During the summer of that third year of college, I was invited to show my work at a local horse show. There, a farm insurance broker suggested that I show my work at the regional Arabian horse show the following month. That show led to several others. Soon I realized that degree or no degree, I was a working artist. I decided to quit school, and my mother and I went into business together with the first sketch, Curiosité, as our logo.
“Midsummer Night”, 1990, 19×25 by Kim McElroy
“Baited like eagles having lately bathed, … as full of spirit as the month of May and Gorgeous as the sun at midsummer.”
~ Shakespeare
My work has now evolved to include many styles. However, I continue to do line drawings as logo designs, sketches or fine art. Not all are drawn from life, for I learned I could also create this style from photographs, videos and my own imagination. But when I do have the opportunity to sketch horses from life, some of my best drawings emerge.
“Pharaoh”, 1987, 19×25 by Kim McElroy
“The horse is an archetypal symbol which will always find ways to stir up deep and moving ancestral memories in every human being”
~ Paul Mellon
People that see my work on display often observe how different my styles seem from each other. Though the line drawings seem like a style all their own, they are the essence of the technique I developed that influences all of my work. Like the quoted writer, Wille Sibert Cather, I learned what you leave out of a piece can be as important as what you put in.

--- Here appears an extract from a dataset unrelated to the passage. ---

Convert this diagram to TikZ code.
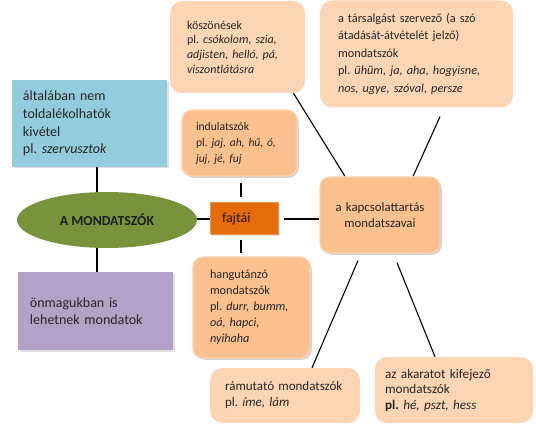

The line drawings are the extreme end of this spectrum. The viewer fills in detail and dimension with their own mind and are left with an overall impression of a feeling, a dynamic movement or a moment in time that extends beyond the image of the sketch.
As I write this, I recall the feeling that I had when I looked down at my sketchpad the moment when the purpose of all my experimenting, practicing, and learning started to become apparent. The line drawings were the blueprint for my dream of becoming an artist… a dream that became reality.
“Awakening”, 1989, 19×25 by Kim McElroy
“The sun it was, ye glittering gods, ye took to make a horse.”